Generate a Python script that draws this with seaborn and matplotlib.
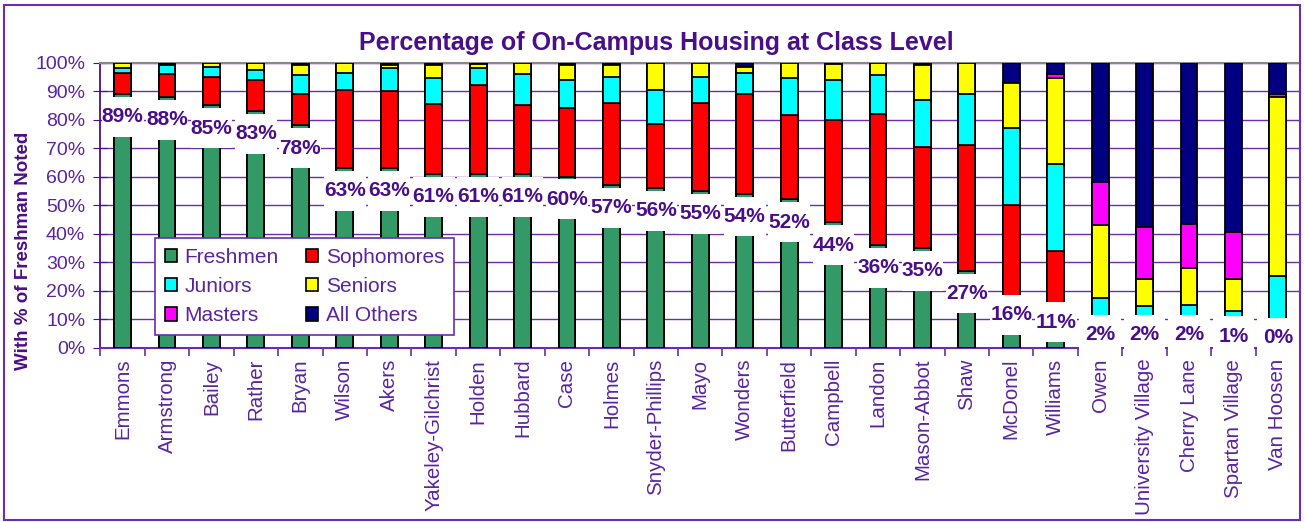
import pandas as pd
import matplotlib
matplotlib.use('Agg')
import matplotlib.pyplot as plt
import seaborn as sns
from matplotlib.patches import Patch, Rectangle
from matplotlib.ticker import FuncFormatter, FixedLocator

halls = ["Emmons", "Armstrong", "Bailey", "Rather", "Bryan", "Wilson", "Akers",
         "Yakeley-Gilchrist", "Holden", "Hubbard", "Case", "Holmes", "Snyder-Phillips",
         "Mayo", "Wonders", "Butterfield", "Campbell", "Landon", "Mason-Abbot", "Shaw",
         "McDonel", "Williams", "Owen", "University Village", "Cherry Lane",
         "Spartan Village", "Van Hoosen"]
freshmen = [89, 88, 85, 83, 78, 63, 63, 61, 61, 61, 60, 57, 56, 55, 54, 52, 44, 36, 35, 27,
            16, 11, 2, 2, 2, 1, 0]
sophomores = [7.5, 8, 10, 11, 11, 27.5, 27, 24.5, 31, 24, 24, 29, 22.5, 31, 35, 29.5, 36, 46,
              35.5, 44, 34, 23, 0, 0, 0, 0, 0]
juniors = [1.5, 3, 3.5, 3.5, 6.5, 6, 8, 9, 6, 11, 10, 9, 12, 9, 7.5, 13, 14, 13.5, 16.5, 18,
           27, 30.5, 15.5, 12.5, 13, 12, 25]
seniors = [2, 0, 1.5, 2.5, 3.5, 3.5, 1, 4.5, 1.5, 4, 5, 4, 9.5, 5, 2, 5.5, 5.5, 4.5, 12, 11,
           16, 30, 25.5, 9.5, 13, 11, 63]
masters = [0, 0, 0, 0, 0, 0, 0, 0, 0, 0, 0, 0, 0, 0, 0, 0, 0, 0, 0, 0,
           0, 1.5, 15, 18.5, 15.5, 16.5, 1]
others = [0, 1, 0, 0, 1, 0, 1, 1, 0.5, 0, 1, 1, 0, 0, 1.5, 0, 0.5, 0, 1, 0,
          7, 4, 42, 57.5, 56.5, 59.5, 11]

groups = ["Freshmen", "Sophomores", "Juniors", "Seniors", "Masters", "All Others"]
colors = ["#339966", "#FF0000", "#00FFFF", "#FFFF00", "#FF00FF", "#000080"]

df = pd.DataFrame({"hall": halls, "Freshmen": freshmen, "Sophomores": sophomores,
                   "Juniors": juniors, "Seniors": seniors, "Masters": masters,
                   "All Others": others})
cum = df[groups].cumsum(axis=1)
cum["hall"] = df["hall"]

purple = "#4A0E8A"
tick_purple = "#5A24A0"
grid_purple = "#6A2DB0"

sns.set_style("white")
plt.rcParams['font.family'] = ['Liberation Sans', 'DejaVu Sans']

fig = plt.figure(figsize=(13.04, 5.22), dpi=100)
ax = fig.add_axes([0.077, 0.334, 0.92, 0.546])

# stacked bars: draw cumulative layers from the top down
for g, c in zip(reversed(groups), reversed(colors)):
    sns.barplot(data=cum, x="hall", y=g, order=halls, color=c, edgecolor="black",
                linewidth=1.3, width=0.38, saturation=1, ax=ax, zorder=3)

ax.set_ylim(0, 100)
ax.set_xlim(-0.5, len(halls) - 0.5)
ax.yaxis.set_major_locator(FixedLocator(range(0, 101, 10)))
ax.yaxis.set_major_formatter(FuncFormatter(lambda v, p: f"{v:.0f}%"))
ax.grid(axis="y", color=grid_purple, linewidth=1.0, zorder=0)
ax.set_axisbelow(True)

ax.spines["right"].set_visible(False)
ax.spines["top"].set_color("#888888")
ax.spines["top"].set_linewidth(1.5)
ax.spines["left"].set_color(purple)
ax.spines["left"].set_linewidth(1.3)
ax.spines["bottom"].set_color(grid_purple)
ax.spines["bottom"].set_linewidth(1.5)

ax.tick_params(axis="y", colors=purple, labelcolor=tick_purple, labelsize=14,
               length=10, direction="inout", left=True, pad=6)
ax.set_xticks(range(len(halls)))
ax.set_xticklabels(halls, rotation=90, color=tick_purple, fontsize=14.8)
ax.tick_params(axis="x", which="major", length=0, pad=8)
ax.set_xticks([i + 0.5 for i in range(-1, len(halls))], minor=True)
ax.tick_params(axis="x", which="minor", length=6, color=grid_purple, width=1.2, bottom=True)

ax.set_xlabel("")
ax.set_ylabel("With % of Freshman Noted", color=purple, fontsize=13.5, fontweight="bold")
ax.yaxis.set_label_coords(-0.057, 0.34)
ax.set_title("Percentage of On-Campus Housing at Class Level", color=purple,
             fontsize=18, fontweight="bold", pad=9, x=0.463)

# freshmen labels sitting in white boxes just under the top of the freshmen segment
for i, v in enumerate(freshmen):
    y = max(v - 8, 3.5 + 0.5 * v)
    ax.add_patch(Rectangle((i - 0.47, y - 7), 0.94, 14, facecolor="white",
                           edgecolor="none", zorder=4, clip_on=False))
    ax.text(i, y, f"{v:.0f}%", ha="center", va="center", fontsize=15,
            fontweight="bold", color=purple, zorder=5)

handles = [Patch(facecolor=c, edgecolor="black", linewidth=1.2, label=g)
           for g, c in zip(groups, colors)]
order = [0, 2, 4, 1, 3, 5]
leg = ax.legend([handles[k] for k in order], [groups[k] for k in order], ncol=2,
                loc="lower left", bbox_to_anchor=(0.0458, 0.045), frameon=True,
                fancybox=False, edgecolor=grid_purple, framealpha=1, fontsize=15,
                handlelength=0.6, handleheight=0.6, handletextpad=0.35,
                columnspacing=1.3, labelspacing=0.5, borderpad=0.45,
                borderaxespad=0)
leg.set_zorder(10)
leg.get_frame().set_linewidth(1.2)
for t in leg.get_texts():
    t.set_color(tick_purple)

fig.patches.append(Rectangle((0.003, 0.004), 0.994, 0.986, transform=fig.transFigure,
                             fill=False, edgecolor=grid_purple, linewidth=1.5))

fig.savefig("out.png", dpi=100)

▬▬▬▬▬▬▬▬▬▬

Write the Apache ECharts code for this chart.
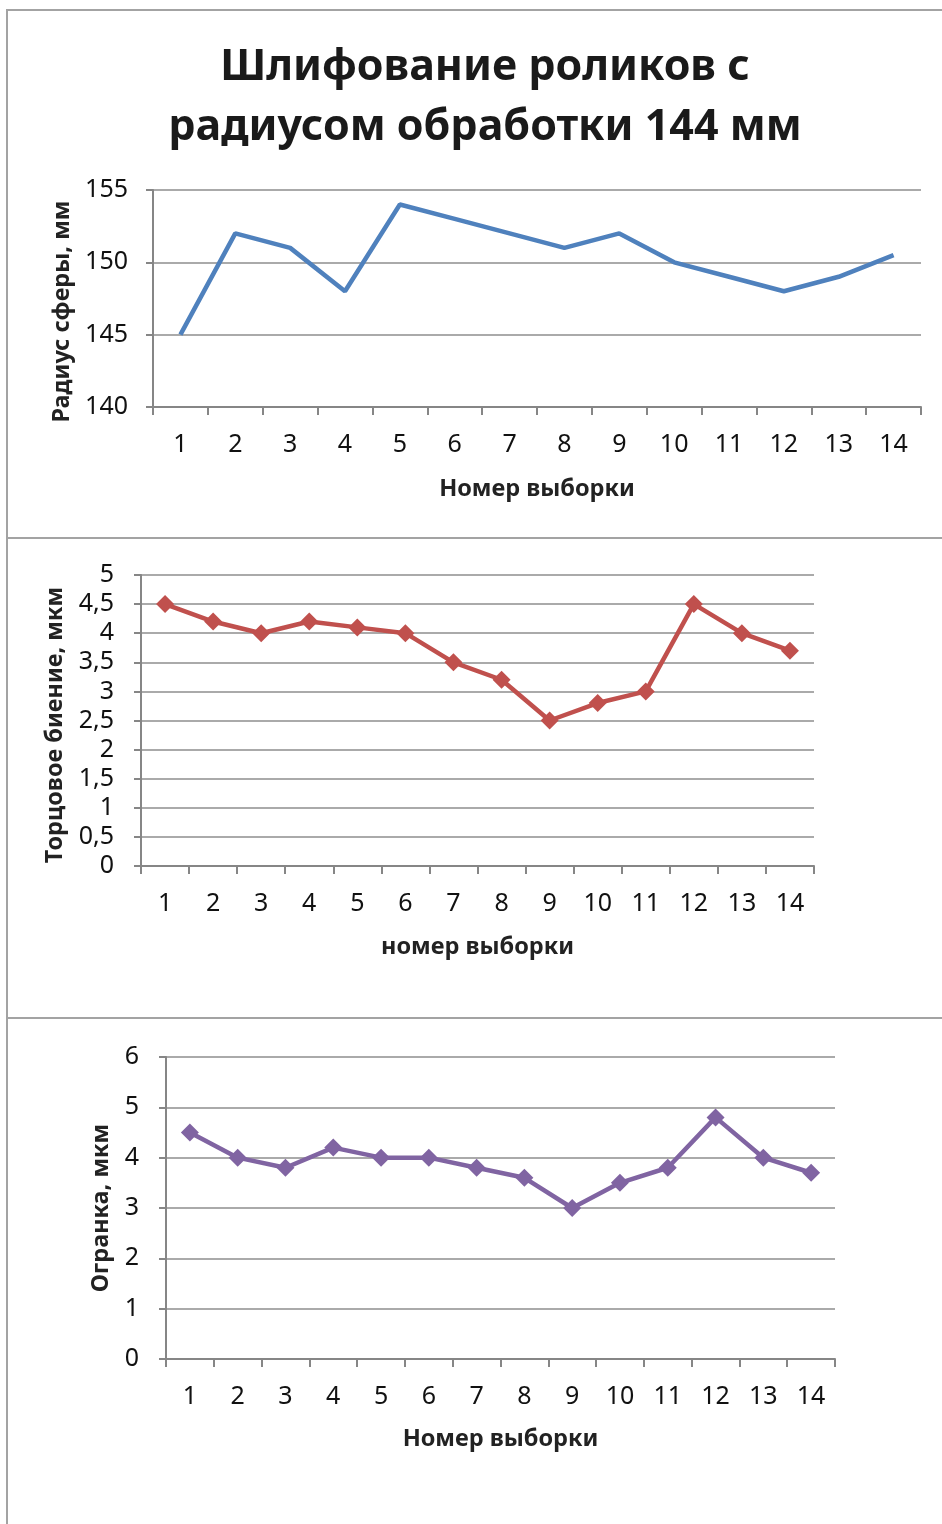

▬▬▬▬▬▬▬▬▬▬

Above are the records; copy exactly the lines from the one with "Generate a Python" through the one with "from matplotlib.ticker import", including both, and nothing more. Leave out pictures.

Generate a Python script that draws this with seaborn and matplotlib.
import pandas as pd
import matplotlib
matplotlib.use('Agg')
import matplotlib.pyplot as plt
import seaborn as sns
from matplotlib.patches import Patch, Rectangle
from matplotlib.ticker import FuncFormatter, FixedLocator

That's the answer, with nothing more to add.